For the cost of a daily frappuccino
Above all, Hashimi said concierge medicine is gaining traction nationwide because what was once billed as a luxury afforded only elite corporate executives and other upper echelon patients has evolved into a retainer-based system that – on average – translates to no more than $5 per day for coverage.
“It did start originally as executive medicine and executive physicals, and part of that was because the corporations were footing the bill and wanted to keep (their executives) healthy and working, but over the past 10 to 15 years, the typical patient has changed,” she said.
Hashimi said she personally sees three trends among her most prevalent patients:
- A more informed, involved patient who wants to analyze the data, look at their results and understand the medical decision process. “You just don’t get that with a 10-minute office visit, and these are regular, everyday people who want to be more involved in their care,” she said.
- Patients with health issues that require more complicated care and more time. “These patients realize the cost of a concierge physician is an investment on a personal level. It’s about relationships and the average person realizing there’s a value in this model you don’t get with the traditional herd-em-in, herd-em-out mentality,” she said.
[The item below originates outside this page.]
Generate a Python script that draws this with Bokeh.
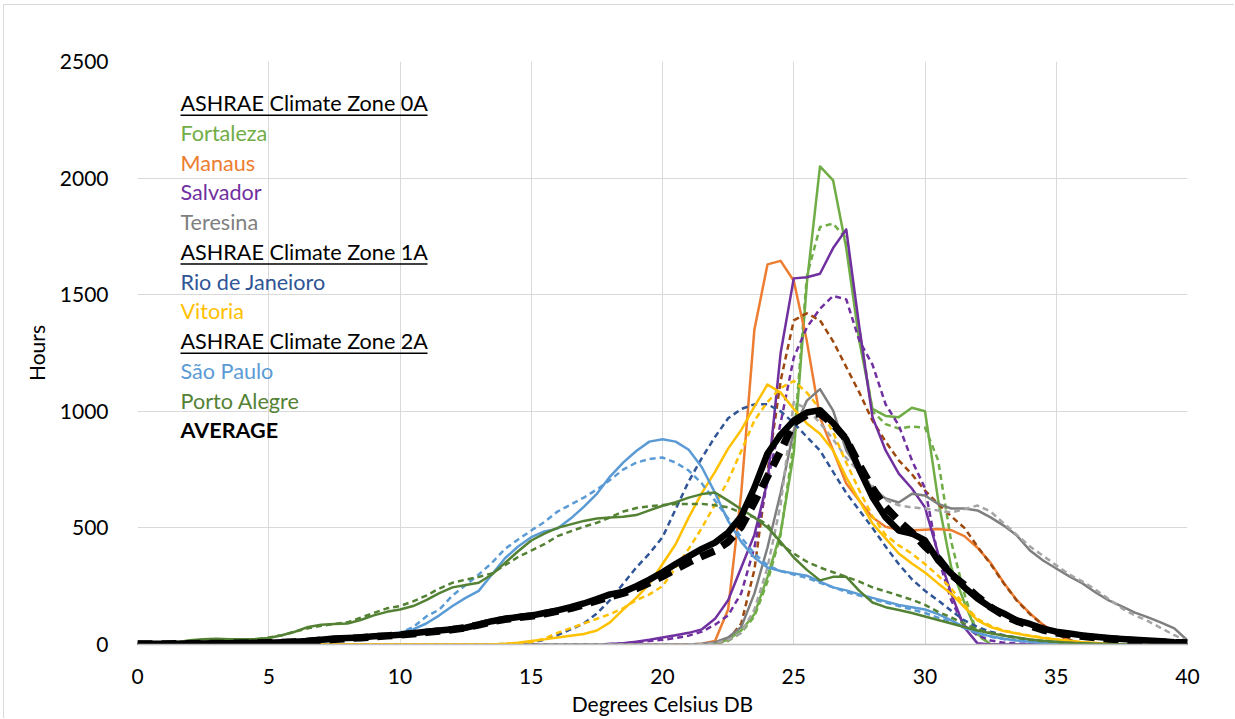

- Executives, business owners, professionals and people who just want the convenience of no waiting and direct access.
Expanding options
So what exactly does Hashimi’s $1,500 per person or $2,700 per couple annual fee provide?
“Membership gets you in the door. For me, it’s pretty much inclusive of everything except for labs, diagnostic tests or if you need to see a specialist or have surgery. The fee covers things like telephone calls and emails – I’m the one answering the phone – but it also covers extras. I also do medical research, detailed health-needs assessments and lifestyle coaching,” she said.
“I just feel like patients have a right to spend their medical care dollars in a way that restores a little control over the care they receive. It’s about choice, and it’s very important to me that people in Mobile have an additional choice for a healthcare option.”